Pull out every line containing the string "matplotlib".

━━━ Data lines ━━━

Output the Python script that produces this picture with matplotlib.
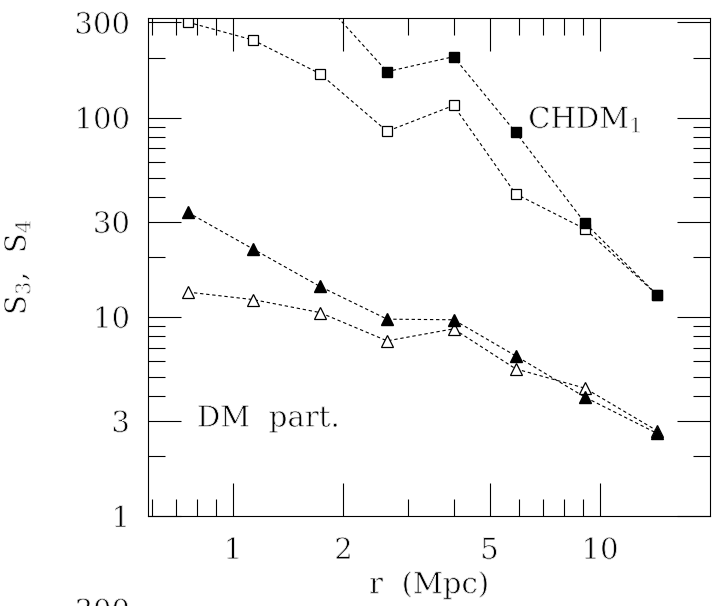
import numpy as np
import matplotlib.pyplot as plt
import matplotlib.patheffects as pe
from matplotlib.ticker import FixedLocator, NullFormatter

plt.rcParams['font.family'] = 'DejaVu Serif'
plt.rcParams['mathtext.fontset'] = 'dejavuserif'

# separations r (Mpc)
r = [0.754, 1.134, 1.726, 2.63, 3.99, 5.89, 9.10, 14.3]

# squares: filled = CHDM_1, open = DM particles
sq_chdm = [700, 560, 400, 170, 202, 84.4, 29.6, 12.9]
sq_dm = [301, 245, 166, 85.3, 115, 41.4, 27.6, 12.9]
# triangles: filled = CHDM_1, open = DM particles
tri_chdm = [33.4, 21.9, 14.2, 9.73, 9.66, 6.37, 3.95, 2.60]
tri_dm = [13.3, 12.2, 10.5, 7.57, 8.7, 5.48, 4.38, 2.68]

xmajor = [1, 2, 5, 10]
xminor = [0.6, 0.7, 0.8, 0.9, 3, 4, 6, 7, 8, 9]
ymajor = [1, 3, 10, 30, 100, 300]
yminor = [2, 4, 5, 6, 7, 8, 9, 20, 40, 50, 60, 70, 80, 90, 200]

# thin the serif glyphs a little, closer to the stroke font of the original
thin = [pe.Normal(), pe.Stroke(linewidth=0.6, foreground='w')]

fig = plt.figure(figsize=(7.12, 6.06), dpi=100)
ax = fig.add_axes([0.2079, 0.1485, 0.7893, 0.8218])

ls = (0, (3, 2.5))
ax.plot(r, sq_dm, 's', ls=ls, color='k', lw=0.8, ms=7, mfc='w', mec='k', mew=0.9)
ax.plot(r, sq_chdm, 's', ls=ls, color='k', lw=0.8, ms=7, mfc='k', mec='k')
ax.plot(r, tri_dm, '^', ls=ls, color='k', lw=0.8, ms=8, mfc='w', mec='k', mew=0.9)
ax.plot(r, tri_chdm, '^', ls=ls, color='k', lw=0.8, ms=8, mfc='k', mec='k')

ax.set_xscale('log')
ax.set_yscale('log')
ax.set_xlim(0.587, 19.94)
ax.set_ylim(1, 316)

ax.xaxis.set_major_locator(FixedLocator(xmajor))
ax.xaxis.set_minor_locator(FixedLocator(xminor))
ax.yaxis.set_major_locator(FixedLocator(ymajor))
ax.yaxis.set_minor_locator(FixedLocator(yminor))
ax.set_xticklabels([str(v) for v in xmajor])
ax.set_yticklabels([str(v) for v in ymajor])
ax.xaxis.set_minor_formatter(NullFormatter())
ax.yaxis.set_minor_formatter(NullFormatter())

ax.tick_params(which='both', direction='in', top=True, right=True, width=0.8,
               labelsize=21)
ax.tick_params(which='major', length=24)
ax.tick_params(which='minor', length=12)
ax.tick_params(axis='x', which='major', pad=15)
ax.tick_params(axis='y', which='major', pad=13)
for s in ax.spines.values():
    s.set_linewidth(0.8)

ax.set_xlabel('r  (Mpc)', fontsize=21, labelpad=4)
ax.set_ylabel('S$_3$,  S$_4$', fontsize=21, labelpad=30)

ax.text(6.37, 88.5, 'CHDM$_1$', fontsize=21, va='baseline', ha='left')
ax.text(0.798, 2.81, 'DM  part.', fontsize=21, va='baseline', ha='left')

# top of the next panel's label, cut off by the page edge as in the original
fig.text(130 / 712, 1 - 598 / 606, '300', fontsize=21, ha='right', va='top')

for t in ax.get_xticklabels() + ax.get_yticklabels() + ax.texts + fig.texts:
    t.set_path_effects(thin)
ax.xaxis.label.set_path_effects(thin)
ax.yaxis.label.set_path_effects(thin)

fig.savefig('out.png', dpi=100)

━━━

» **Expected answer**
Output the Python script that produces this picture with matplotlib.
import matplotlib.pyplot as plt
import matplotlib.patheffects as pe
from matplotlib.ticker import FixedLocator, NullFormatter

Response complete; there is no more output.